Ironinya keberadaan mereka selama ini sering dipandang sebelah mata karena masuk dalam penyumbang angka kemiskinan. Kondisi ini menjadikan nelayan semakin tersudut, padahal pekerjaan mereka adalah pekerjaan menantang nyawa.

Saat ini, Provinsi NTB memiliki luas perairan laut hingga 29.159 kilometer persegi dengan panjang garis pantai 2.333 kilometer.  Sedangkan, jumlah  pulau-pulau kecil atau yang dikenal dengan Gili di Provinsi NTB, berjumlah sebanyak 403 pulau kecil

Hal itu, merujuk pada Keputusan Menteri Dalam Negeri Nomor 050-145 Tahun 2022 tentang Pemberian dan Pemutakhiran Kode, Data Wilayah Administrasi Pemerintah dan Pulau.

Rinciannya, Lombok Barat sebanyak 126 pulau; Lombok Tengah 44 pulau; Lombok Timur 65 pulau; Kabupaten Sumbawa 23 pulau; Kabupaten Bima 23 pulau; Dompu 58 Pulau; Kabupaten Sumbawa Barat 19 pulau dan Lombok Utara 3 pulau.

Guru Besar  Ilmu Pengelolaan Sumber Daya Pesisir dan Laut Program Studi Ilmu Kelautan Jurusan Perikanan dan Kelautan Fakultas Pertanian Universitas Mataram (Unram), Prof.
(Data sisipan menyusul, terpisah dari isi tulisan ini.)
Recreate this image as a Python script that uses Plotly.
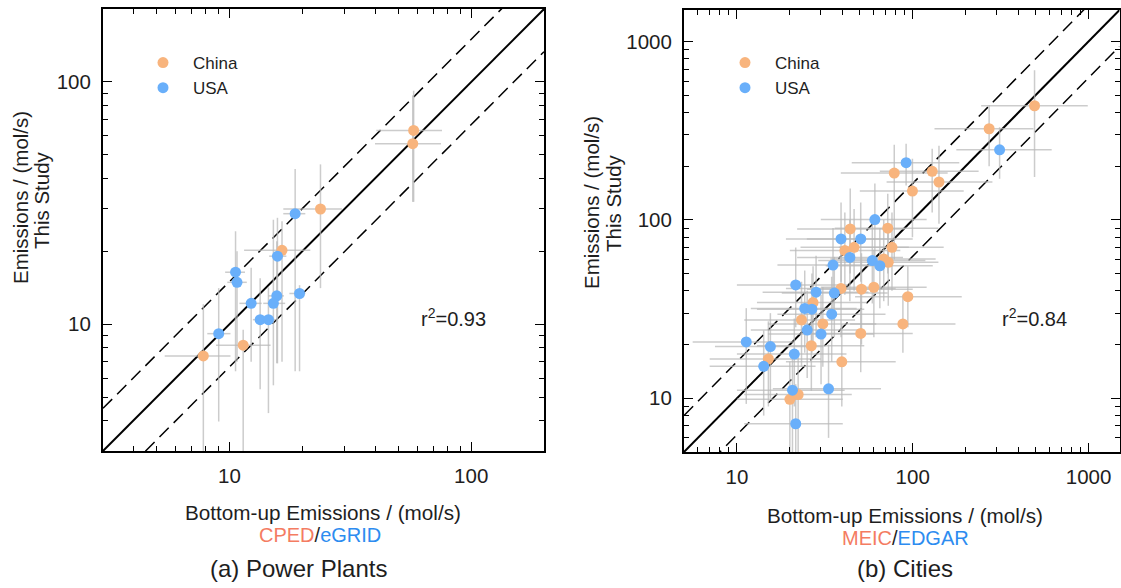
import math
import plotly.graph_objects as go

W, H = 1121, 588

# ---------------- Panel (a) Power Plants ----------------
pp_china_x = [57.8, 57.3, 23.8, 16.5, 11.4, 7.8]
pp_china_y = [63.1, 55.6, 29.9, 20.2, 8.2, 7.4]
pp_china_xlo = [40.5, 40.0, 16.7, 11.5, 8.8, 5.4]
pp_china_xhi = [75.7, 75.0, 29.2, 21.6, 14.8, 10.1]
pp_china_ylo = [32.0, 32.0, 14.1, 7.0, 2.0, 2.0]
pp_china_yhi = [92.0, 88.0, 45.7, 26.6, 9.5, 12.1]

pp_usa_x = [18.7, 15.8, 10.6, 10.75, 12.3, 15.7, 15.2, 19.5, 13.4, 14.5, 9.03]
pp_usa_y = [28.6, 19.1, 16.4, 14.9, 12.2, 13.1, 12.2, 13.4, 10.45, 10.45, 9.15]
pp_usa_xlo = [16.7, 14.6, 9.6, 9.8, 11.0, 14.5, 13.8, 17.7, 12.5, 13.5, 8.1]
pp_usa_xhi = [20.6, 17.2, 11.6, 11.8, 13.6, 16.8, 17.0, 20.6, 14.5, 15.5, 10.1]
pp_usa_ylo = [6.4, 6.9, 6.4, 7.0, 7.0, 6.9, 5.6, 6.4, 5.4, 4.3, 3.97]
pp_usa_yhi = [43.7, 27.5, 24.2, 20.0, 17.1, 22.0, 27.0, 14.5, 15.5, 14.2, 14.1]

# ---------------- Panel (b) Cities ----------------
ct_china_x = [493, 272, 78.5, 129, 141, 99.6, 44.1, 72.1, 76.2, 46.4, 41.1, 68.4, 72.6,
              51.1, 60.1, 39.1, 93.8, 87.9, 50.6, 39.5, 30.8, 27.1, 23.3, 26.5, 15.1, 20.0, 22.3]
ct_china_y = [436, 324, 183, 187, 163, 145, 89, 89.8, 70.2, 70.2, 67.3, 60.4, 57.8,
              40.9, 41.9, 41.3, 37.1, 26.1, 23.1, 16.0, 26.1, 34.4, 27.5, 19.7, 16.6, 9.87, 10.5]
ct_china_xlo = [245, 133, 39, 65, 71, 50, 22, 36, 38, 23, 20, 34, 36,
                25, 30, 19, 47, 44, 25, 19, 15, 13, 11, 13, 7, 10, 11]
ct_china_xhi = [990, 486, 158, 237, 284, 195, 90, 140, 150, 95, 85, 135, 140,
                100, 120, 80, 190, 175, 100, 80, 62, 55, 47, 53, 30, 40, 45]
ct_china_ylo = [174, 200, 60, 110, 95, 80, 50, 50, 40, 40, 38, 35, 33,
                20, 22, 22, 25, 18, 14, 9, 15, 20, 15, 11, 9, 4, 5]
ct_china_yhi = [690, 440, 264, 250, 260, 220, 150, 140, 110, 115, 110, 100, 95,
                65, 68, 70, 55, 38, 40, 26, 42, 55, 45, 32, 27, 16, 17]

ct_usa_x = [312, 91.7, 60.9, 39.1, 50.6, 43.9, 35.2, 58.9, 65.0, 21.6, 28.2, 35.8,
            24.3, 26.7, 34.6, 25.1, 30.1, 11.3, 15.5, 14.2, 21.2, 20.7, 33.2, 21.6]
ct_usa_y = [247, 209, 100.4, 78.2, 78.2, 61.6, 55.8, 59.1, 55.3, 43.2, 39.3, 38.9,
            31.9, 31.6, 29.6, 24.1, 22.9, 20.7, 19.5, 15.1, 17.7, 11.1, 11.3, 7.2]
ct_usa_xlo = [177, 45, 30, 19, 25, 22, 17, 29, 32, 10, 14, 18,
              12, 13, 17, 12, 15, 5.6, 7.5, 7, 10, 10, 16, 11]
ct_usa_xhi = [617, 184, 120, 80, 100, 88, 70, 118, 130, 43, 56, 72,
              48, 53, 70, 50, 60, 21, 31, 28, 42, 41, 66, 40]
ct_usa_ylo = [170, 156, 60, 45, 45, 35, 32, 34, 32, 25, 22, 22,
              18, 18, 16, 13, 12, 9.3, 10, 8, 9, 5, 6, 3]
ct_usa_yhi = [330, 267, 160, 125, 125, 100, 90, 95, 90, 70, 63, 62,
              52, 50, 48, 40, 38, 32, 30, 24, 28, 18, 20, 12]

# Axis ranges / ratio lines
pp_range = [3, 200]
ct_range = [5, 1500]
pp_ratio = 1.5
ct_ratio = 1.6

CHINA_COLOR = "#F8B47D"
USA_COLOR = "#69AFFA"
ERR_COLOR = "rgba(185,185,185,0.72)"
FONT = "Arial, Liberation Sans, sans-serif"
TXT = "#1e1e1e"

fig = go.Figure()


def add_panel(xa, ya, data, rng, ratio, legend):
    lo, hi = rng
    # reference lines
    fig.add_trace(go.Scatter(x=[lo, hi], y=[lo, hi], mode="lines", xaxis=xa, yaxis=ya,
                             line=dict(color="black", width=2), showlegend=False, hoverinfo="skip"))
    for f in (ratio, 1 / ratio):
        fig.add_trace(go.Scatter(x=[lo, hi], y=[lo * f, hi * f], mode="lines", xaxis=xa, yaxis=ya,
                                 line=dict(color="black", width=1.5, dash="13px,7px"),
                                 showlegend=False, hoverinfo="skip"))
    # error bars (behind all markers)
    for (x, y, xl, xh, yl, yh, name, color) in data:
        fig.add_trace(go.Scatter(
            x=x, y=y, mode="markers", xaxis=xa, yaxis=ya,
            marker=dict(size=1, color="rgba(0,0,0,0)"),
            error_x=dict(type="data", symmetric=False,
                         array=[h - v for h, v in zip(xh, x)],
                         arrayminus=[v - l for v, l in zip(x, xl)],
                         color=ERR_COLOR, thickness=1.5, width=0),
            error_y=dict(type="data", symmetric=False,
                         array=[h - v for h, v in zip(yh, y)],
                         arrayminus=[v - l for v, l in zip(y, yl)],
                         color=ERR_COLOR, thickness=1.5, width=0),
            showlegend=False, hoverinfo="skip"))
    for (x, y, xl, xh, yl, yh, name, color) in data:
        fig.add_trace(go.Scatter(
            x=x, y=y, mode="markers", xaxis=xa, yaxis=ya, name=name,
            marker=dict(size=11, color=color, line=dict(width=0)),
            legend=legend, legendgroup=name, showlegend=True))


add_panel("x", "y", [
    (pp_china_x, pp_china_y, pp_china_xlo, pp_china_xhi, pp_china_ylo, pp_china_yhi, "China", CHINA_COLOR),
    (pp_usa_x, pp_usa_y, pp_usa_xlo, pp_usa_xhi, pp_usa_ylo, pp_usa_yhi, "USA", USA_COLOR),
], pp_range, pp_ratio, "legend")

add_panel("x2", "y2", [
    (ct_china_x, ct_china_y, ct_china_xlo, ct_china_xhi, ct_china_ylo, ct_china_yhi, "China", CHINA_COLOR),
    (ct_usa_x, ct_usa_y, ct_usa_xlo, ct_usa_xhi, ct_usa_ylo, ct_usa_yhi, "USA", USA_COLOR),
], ct_range, ct_ratio, "legend2")

minor_vals = [m * 10 ** e for e in range(0, 4) for m in range(2, 10)]


def axis(domain, rng, ticks, anchor, standoff):
    return dict(
        domain=domain, type="log", range=[math.log10(rng[0]), math.log10(rng[1])],
        anchor=anchor, showgrid=False, zeroline=False,
        showline=True, linecolor="black", linewidth=2, mirror="allticks",
        ticks="inside", ticklen=9, tickwidth=1.3, tickcolor="black",
        tickmode="array", tickvals=ticks, ticktext=[str(t) for t in ticks],
        tickfont=dict(family=FONT, size=20.5, color=TXT),
        ticklabelstandoff=standoff,
        minor=dict(ticks="inside", ticklen=5, tickwidth=1, tickcolor="black",
                   tickmode="array", tickvals=minor_vals, showgrid=False),
    )


fig.update_layout(
    width=W, height=H, margin=dict(l=0, r=0, t=0, b=0),
    paper_bgcolor="white", plot_bgcolor="white",
    font=dict(family=FONT, color=TXT),
    xaxis=axis([103 / W, 544 / W], pp_range, [10, 100], "y", 5),
    yaxis=axis([1 - 451 / H, 1 - 9 / H], pp_range, [10, 100], "x", 6),
    xaxis2=axis([684 / W, 1119.5 / W], ct_range, [10, 100, 1000], "y2", 5),
    yaxis2=axis([1 - 452 / H, 1 - 10 / H], ct_range, [10, 100, 1000], "x2", 6),
    legend=dict(x=(163 - 30) / W, y=1 - 45 / H, xanchor="left", yanchor="top",
                bgcolor="rgba(0,0,0,0)", font=dict(family=FONT, size=17, color=TXT),
                itemwidth=50, tracegroupgap=0),
    legend2=dict(x=(745 - 30) / W, y=1 - 45 / H, xanchor="left", yanchor="top",
                 bgcolor="rgba(0,0,0,0)", font=dict(family=FONT, size=17, color=TXT),
                 itemwidth=50, tracegroupgap=0),
    showlegend=True,
)


def ann(text, x, y, size, color=TXT, angle=0, xref="paper", yref="paper"):
    fig.add_annotation(text=text, x=x, y=y, xref=xref, yref=yref, showarrow=False,
                       xanchor="center", yanchor="middle", textangle=angle,
                       font=dict(family=FONT, size=size, color=color))


ann("r<sup>2</sup>=0.93", 0.794, 0.303, 20, xref="x domain", yref="y domain")
ann("r<sup>2</sup>=0.84", 0.805, 0.305, 20, xref="x2 domain", yref="y2 domain")

# y-axis titles
ann("Emissions / (mol/s)", 20 / W, 1 - 198 / H, 20.5, angle=-90)
ann("This Study", 42 / W, 1 - 200 / H, 20.5, angle=-90)
ann("Emissions / (mol/s)", 591 / W, 1 - 203 / H, 20.5, angle=-90)
ann("This Study", 613 / W, 1 - 203 / H, 20.5, angle=-90)

# x-axis titles and captions
RED = "#F47C62"
BLUE = "#2D8CF0"
ann("Bottom-up Emissions / (mol/s)", 323 / W, 1 - 512 / H, 20.7)
ann(f"<span style='color:{RED}'>CPED</span>/<span style='color:{BLUE}'>eGRID</span>", 320 / W, 1 - 535 / H, 20)
ann("(a) Power Plants", 298 / W, 1 - 568 / H, 24)
ann("Bottom-up Emissions / (mol/s)", 905 / W, 1 - 515 / H, 20.7)
ann(f"<span style='color:{RED}'>MEIC</span>/<span style='color:{BLUE}'>EDGAR</span>", 905 / W, 1 - 538 / H, 20)
ann("(b) Cities", 905 / W, 1 - 568 / H, 24)

fig.write_html("out.html", config={"displayModeBar": False},
               post_script="document.body.style.margin='0px';document.body.style.overflow='hidden';")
Dr. Ir. Sitti Hilyana, M.Si, mengatakan bahwa pihaknya mengherankan bahwa dengan adanya potensi perairan yang cukup besar yang berada di dua pulau besar, yakni Pulau Lombok dan Sumbawa.

Namun sayangnya pengembangan pesisir, justru belum dioptimalkan dengan baik oleh Pemprov dan 10 Pemda kabupaten/kota di NTB hingga kini.

“Provinsi NTB itu, hampir 53 persen wilayahnya didominasi lautan. Tapi sayangnya pemanfaatan  lautan atau dikenal dengan kemaritiman untuk pembangunan peningkatan perekonomian masyarakat di bidang perikanan dan kelautan belum berjalan,” kata dia pada wartawan, Jumat (16/6) kemarin

Menurut Prof Hilyana, ada sejumlah faktor yang menjadi pemicu warga pesisir nelayan di NTB masuk salah satu kluster penyumbang angka kemiskinan. Pertama, fasiltas perahu dengan mesin yang dimiliki nelayan sangat kecil.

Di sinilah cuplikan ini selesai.